John’s time at the Museum was indelibly marked by the setting up of the NMPFT in Bradford, in 1983. This included the transfer of the Science Museum’s photography and cinematography collections from London. Although John was offered a move to Bradford, he declined and remained sceptical of the project, although he remained supportive of colleagues and continued to be professionally engaged with its activities. He wrote a chapter for the Museum’s book commemorating the transfer and opening of the Kodak Museum collection at the NMPFT in 1989 (Ward, 1989).
The launch and expansion of the NMPFT meant that John’s role as London photography curator was discontinued, although he had a temporary role researching and cataloguing the Museum’s Talbot collection (Photographica World, 1989). During the collection’s transition to Bradford, John remained closely involved with photography, especially early British photography. This resulted in perhaps his most significant achievement, with Sara Stevenson, the exhibition and book Printed Light: the scientific art of William Henry Fox Talbot (1984), which opened at the Scottish National Portrait Gallery in 1984 and brought together 100 of the Science Museum’s Talbot prints and objects.
John’s introductory essay to the volume is an exemplary piece of close empirical historical writing, drawing very substantially on archives held by the Science Museum and the Fox Talbot Museum as well as the nineteenth century periodical press. His catalogue sections, ordered by a light taxonomy of Fox Talbot’s photographic topics, once again drawing on the written archive, takes the reader through the Museum’s important collection in an informed and informative fashion – just as good collections catalogues should (Ward and Stevenson, 1986).
After this, John took on a new role responsible for training, in particular for the graduate trainee scheme that ran for several years in the 1990s. Ben Russell, now Curator of Mechanical Engineering, is one of the graduates of the scheme, he recalls: “I first came to the Museum in April 1999 after applying for a Museum Traineeship, and my first official collision with the organisation was to sit in John’s office for an interview with him – he was training manager and responsible for the trainees. John asked all the questions you’d expect. There was the obligatory moment with a ‘mystery object’ which I talked about, but didn’t know what it was. I remember John saying ‘ah, this is where having a scientific training comes in’ – I’m a historian. I thought I’d blown it, but was amazed to subsequently be offered the job, one of four of us in the final group of museum trainees. I’ve been here 24 years in September, so I was both lucky and grateful that John gave me the chance!”

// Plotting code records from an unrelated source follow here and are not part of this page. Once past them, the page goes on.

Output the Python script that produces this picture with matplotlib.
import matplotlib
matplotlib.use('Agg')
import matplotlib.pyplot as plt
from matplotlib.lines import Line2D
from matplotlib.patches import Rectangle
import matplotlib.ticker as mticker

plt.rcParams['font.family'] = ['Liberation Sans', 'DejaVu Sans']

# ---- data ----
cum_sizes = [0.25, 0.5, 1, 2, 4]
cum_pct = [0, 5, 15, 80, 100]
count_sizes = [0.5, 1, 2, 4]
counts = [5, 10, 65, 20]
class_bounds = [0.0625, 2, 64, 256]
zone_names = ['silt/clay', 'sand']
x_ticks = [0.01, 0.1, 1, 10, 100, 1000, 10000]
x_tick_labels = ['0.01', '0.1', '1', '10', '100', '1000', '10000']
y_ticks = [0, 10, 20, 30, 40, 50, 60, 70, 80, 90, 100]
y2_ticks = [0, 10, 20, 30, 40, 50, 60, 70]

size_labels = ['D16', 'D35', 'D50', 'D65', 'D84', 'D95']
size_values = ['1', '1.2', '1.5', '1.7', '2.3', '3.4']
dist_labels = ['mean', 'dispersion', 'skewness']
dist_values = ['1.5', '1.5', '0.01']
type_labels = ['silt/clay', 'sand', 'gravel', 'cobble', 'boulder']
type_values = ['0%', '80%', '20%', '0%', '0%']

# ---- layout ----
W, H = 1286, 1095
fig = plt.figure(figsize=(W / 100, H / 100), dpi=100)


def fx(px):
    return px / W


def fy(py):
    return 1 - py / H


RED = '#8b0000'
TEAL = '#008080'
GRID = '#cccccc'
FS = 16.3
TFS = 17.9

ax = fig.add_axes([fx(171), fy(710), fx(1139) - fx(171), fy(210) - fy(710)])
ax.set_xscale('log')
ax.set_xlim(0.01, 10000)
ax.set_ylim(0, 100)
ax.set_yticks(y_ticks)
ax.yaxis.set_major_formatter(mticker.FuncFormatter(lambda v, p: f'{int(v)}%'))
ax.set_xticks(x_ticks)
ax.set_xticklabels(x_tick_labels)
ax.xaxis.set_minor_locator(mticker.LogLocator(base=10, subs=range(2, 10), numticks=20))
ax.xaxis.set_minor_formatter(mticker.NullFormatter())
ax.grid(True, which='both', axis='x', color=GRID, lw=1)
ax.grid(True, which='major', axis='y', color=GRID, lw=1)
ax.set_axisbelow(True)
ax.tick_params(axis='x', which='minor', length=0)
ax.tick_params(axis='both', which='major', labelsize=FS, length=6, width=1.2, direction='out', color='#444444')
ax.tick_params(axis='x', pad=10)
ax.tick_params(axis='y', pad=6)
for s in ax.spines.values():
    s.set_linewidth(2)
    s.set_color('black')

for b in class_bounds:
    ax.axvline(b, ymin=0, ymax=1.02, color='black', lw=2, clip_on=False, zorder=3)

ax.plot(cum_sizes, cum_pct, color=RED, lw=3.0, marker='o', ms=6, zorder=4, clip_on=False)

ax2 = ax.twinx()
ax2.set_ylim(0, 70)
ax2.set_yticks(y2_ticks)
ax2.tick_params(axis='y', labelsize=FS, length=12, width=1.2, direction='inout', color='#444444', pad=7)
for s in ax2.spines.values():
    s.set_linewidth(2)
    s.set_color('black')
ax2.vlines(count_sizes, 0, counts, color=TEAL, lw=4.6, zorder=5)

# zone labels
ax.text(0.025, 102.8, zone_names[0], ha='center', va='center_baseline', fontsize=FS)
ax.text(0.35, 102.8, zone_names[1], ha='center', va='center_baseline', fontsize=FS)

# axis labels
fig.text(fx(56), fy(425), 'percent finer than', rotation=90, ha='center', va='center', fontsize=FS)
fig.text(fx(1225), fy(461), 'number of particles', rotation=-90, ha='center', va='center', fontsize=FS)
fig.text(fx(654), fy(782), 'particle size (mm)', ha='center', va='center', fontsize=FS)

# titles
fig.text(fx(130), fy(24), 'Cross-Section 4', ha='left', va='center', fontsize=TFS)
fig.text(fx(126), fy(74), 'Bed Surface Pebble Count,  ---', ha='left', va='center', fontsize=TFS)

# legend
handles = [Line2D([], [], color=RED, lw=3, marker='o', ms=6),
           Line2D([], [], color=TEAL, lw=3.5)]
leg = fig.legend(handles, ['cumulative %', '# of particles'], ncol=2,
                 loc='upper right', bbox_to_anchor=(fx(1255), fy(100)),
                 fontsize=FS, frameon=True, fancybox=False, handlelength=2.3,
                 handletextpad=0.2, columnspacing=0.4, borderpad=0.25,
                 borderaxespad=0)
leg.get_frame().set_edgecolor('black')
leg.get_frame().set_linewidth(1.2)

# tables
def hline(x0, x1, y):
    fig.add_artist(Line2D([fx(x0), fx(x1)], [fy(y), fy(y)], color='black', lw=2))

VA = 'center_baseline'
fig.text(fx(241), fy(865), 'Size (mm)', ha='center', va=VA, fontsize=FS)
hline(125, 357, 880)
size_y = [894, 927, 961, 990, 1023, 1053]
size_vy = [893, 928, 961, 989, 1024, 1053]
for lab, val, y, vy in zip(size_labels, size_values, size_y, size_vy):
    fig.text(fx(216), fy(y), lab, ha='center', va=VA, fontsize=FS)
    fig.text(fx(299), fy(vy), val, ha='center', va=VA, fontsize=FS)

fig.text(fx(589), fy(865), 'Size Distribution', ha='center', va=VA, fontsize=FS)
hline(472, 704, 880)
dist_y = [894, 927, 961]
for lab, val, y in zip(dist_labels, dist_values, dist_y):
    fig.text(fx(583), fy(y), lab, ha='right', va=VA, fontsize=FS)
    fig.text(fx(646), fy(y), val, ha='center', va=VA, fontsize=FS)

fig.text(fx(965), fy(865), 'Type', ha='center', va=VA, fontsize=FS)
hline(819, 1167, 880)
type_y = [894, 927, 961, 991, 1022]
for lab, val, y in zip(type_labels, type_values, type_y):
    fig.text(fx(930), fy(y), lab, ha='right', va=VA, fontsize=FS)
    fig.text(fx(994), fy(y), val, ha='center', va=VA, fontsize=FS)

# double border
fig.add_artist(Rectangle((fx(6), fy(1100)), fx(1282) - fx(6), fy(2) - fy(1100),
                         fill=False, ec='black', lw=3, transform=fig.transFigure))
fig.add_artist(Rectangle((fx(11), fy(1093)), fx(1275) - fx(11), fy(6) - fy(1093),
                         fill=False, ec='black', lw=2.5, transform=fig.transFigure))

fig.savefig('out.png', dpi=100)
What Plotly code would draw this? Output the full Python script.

Outside his professional roles at the Science Museum John was actively involved with the Institution of Professionals, Managers and Specialists trade union (now Prospect) at the Science Museum, which took a lot of his time. It was in that role that many younger colleagues new to the Museum would first encounter this warm, principled and knowledgeable curator. But, as his wife Sue noted, he was a man of principles and integrity and never hesitated to ‘speak truth to power’.
John retired from the Museum in 2000. After retirement he continued to be consulted on early photography and wrote entries for the Encyclopedia of Nineteenth Century Photography (Routledge, 2007) and for the Encyclopedia of 20th Century Technology (Routledge, 2004).
Quiet and understated, John was not an easy or eloquent orator, but he more than made up for this in the fluency of his written words and in person-to-person contact he was informal and supportive of others. Colin Harding who joined the Science Museum working with John noted “I have great affection for John. He set me on the road to becoming a photohistorian and was always very supportive – although he thought that I was making a big mistake when I decided to take a job in Bradford.” He continues, “[Dr] David Thomas kept a low profile and it was through John that I met such luminaries as Brian Coe, Bernard Howarth-Loomes and Larry Schaaf. My friendship with John meant that I was subsequently able to negotiate the sometimes difficult political landscape between Bradford and South Kensington. John actively encouraged me to research and write.”
Roger Taylor, who was recruited to the NMPFT in 1985 to open the Kodak Museum to Bradford, noted the later support of John, who acted as his advocated with senior management. He says “he fought my corner… and I will always be grateful for his intervention.” For others such as Alison Morrison-Low, then curator at the National Museums of Scotland “it is thanks to him that the Howarth-Loomes collection came to the National Museums of Scotland. He introduced me to Bernard, and also to Brian Coe…I learned a lot.”
And for me, I was at Christie’s in South Kensington from 1986, as a photography specialist and met John when the Museum would buy photography for the collection. I would meet him regularly for lunch at his favourite Italian restaurant just down from the Museum, where he would offer news, advice and share his knowledge. Later, in 2007 when I started a PhD John acted as an advisor and after he had left the Museum we continued to meet and discuss photographic history.
John was a sportsman who ran, particularly cross country, played football, badminton and cricket. He would keep an eye on Chelsea FC while reading a book and possibly dip in and out of an England cricket match, but would be equally happy to stop and watch a village cricket match. He learnt to play the violin at school and picked up the ability to play the piano both with music and by ear. He loved classical music and reading with particularly interests in the history of the World Wars, social history, politics and, of course, photography. John was also a great gardener, sowing seeds and growing plants, particularly vegetables but also annual plants for the garden.
John’s contribution to British photographic history was largely curtailed with the opening of the NMPFT and later acquisition of the Kodak Museum collection. But he remains a significant figure through his work at the Science Museum, and through his wider role engaging with other institutions and individuals during a period of rapid growth in interest in photographic history. Look through many books on British photographic history published during the period 1974–1990s and John is often acknowledged. He was personally supportive of a generation of curators and researchers which has left an enduring legacy.
He leaves Sue, his wife of more than fifty years, and is survived by three sisters. His brother predeceased him.